Am 04.11.2013 00:48, schrieb John Ralls:
On Nov 3, 2013, at 11:14 AM, Geert Janssens <[email protected]> wrote:
On Sunday 03 November 2013 08:01:38 John Ralls wrote:
On Nov 3, 2013, at 2:32 AM, Geert Janssens <[email protected]>
wrote:
And that's only three languages that I know. I'm sure many other
languages have still different ways to form larger numbers. These
oddities in languages can't be covered in only with gettext as far
as I know, or you will have to add quite a lot of individual
numbers to translate.
ICU has that built in and localized:
userguide.icu-project.org/formatparse/numbers
But note:
"ICU provides number spellout rules for several locales, but not for
all of the locales that ICU supports, and not all of the predefined
rule types. Also, as of release 2.6, some of the provided rules are
known to be incomplete."
But I see no reason to add the dependency for something that's already
done via gettext.
This is the part I don't understand. How can gettext handle all the
different number spellout rules ?
Sorry, I misunderstood what you meant in " These oddities in languages can't be
covered in only with gettext as far as I know”, reading it as “these oddities … can
be covered only with gettext…”. Quite the opposite of what you meant.

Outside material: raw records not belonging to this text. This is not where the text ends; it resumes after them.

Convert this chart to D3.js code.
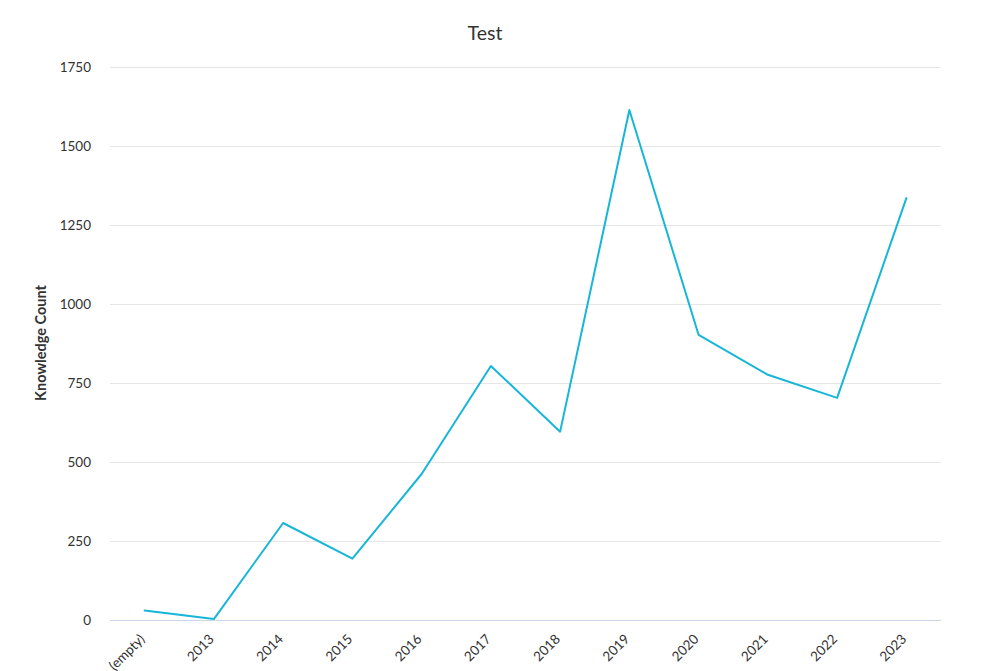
<!DOCTYPE html>
<html><head><meta charset="utf-8">
<script src="https://cdn.jsdelivr.net/npm/d3@7"></script>
<style>body{margin:0;background:#fff;} svg{display:block;font-family:Lato,"Open Sans",sans-serif;}</style>
</head><body>
<svg id="c" width="1006" height="671"></svg>
<script>
const categories = ["(empty)","2013","2014","2015","2016","2017","2018","2019","2020","2021","2022","2023"];
const values = [30, 3, 307, 194, 462, 804, 596, 1614, 902, 776, 703, 1335];
const yTicks = [0, 250, 500, 750, 1000, 1250, 1500, 1750];
const titleText = "Test";
const yLabel = "Knowledge Count";

const svg = d3.select("#c");
const L = 110, R = 941, T = 67, B = 620;
const x = d3.scaleBand().domain(categories).range([L, R]);
const y = d3.scaleLinear().domain([0, 1750]).range([B, T]);

svg.append("text").attr("x", 485).attr("y", 40).attr("text-anchor", "middle")
  .attr("font-size", 19.5).attr("fill", "#333333").text(titleText);

svg.append("g").selectAll("line").data(yTicks.filter(d => d > 0)).join("line")
  .attr("x1", L).attr("x2", R).attr("y1", d => y(d)).attr("y2", d => y(d))
  .attr("stroke", "#e6e6e6").attr("stroke-width", 1).attr("shape-rendering", "crispEdges");

svg.append("g").selectAll("text").data(yTicks).join("text")
  .attr("x", 91).attr("y", d => y(d) + 5).attr("text-anchor", "end")
  .attr("font-size", 13.5).attr("fill", "#333333").text(d => d);

svg.append("line").attr("x1", L).attr("x2", R).attr("y1", B).attr("y2", B)
  .attr("stroke", "#ccd6eb").attr("stroke-width", 1).attr("shape-rendering", "crispEdges");

svg.append("g").selectAll("text").data(categories).join("text")
  .attr("transform", d => `translate(${x(d) + x.bandwidth()/2 + 1},${B + 20}) rotate(-45)`)
  .attr("text-anchor", "end").attr("font-size", 13.5).attr("fill", "#333333").text(d => d);

svg.append("text").attr("transform", `translate(46,343) rotate(-90)`)
  .attr("text-anchor", "middle").attr("font-size", 14.5).attr("font-weight", "bold")
  .attr("fill", "#333333").text(yLabel);

const line = d3.line().x((d, i) => x(categories[i]) + x.bandwidth()/2).y(d => y(d));
svg.append("path").datum(values).attr("d", line).attr("fill", "none")
  .attr("stroke", "#17b6d9").attr("stroke-width", 2).attr("stroke-linejoin", "round").attr("stroke-linecap", "round");
</script>
</body></html>
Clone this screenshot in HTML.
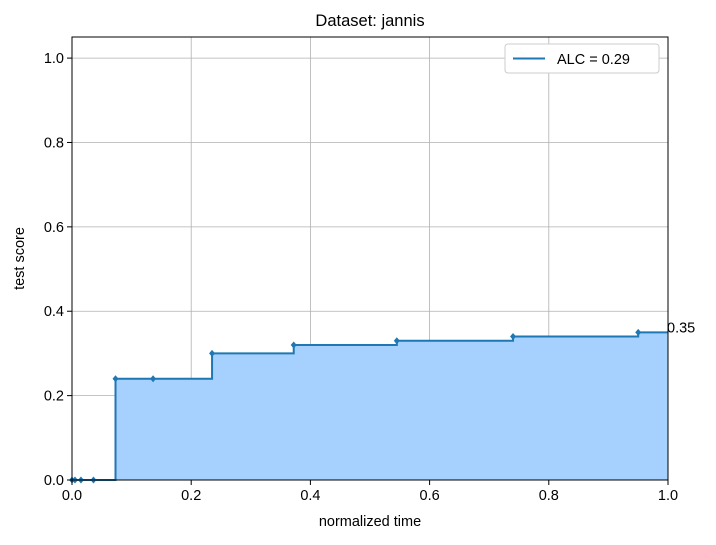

I also failed to catch that in spite of all of the comments in gnc-ui-utils.c,
none of the strings are actually submitted to gettext, which is explained with
Christian’s comment about the integer_to_string function being untranslatable.
Sigh.
So we *can* do that only in English.
So I guess the question is do enough non-english speakers actually need it? The
Wikipedia article Thomas cited earlier suggests not, but perhaps you have more
direct knowledge otherwise.
With that answered, do we want to bring in ICU as a dependency to meet the
requirement. The documentation of that class is not up to the standards of some
others, and I wasn’t able to figure out what locales are actually supported.
Maybe I'm wrong but for printing on checks normally you print the digits
as words: 123456,78 to
---one-two-three-four-five-six and seven-eight cents--- (per cent ...)
or do you really write:
onehundredtwentythreethousandfourhundredfiftysix Dollar and seventyeight
cents?
To make the checks save to manipulating the amount first sort of writing
seems to me is enough and it is translatable to other languages.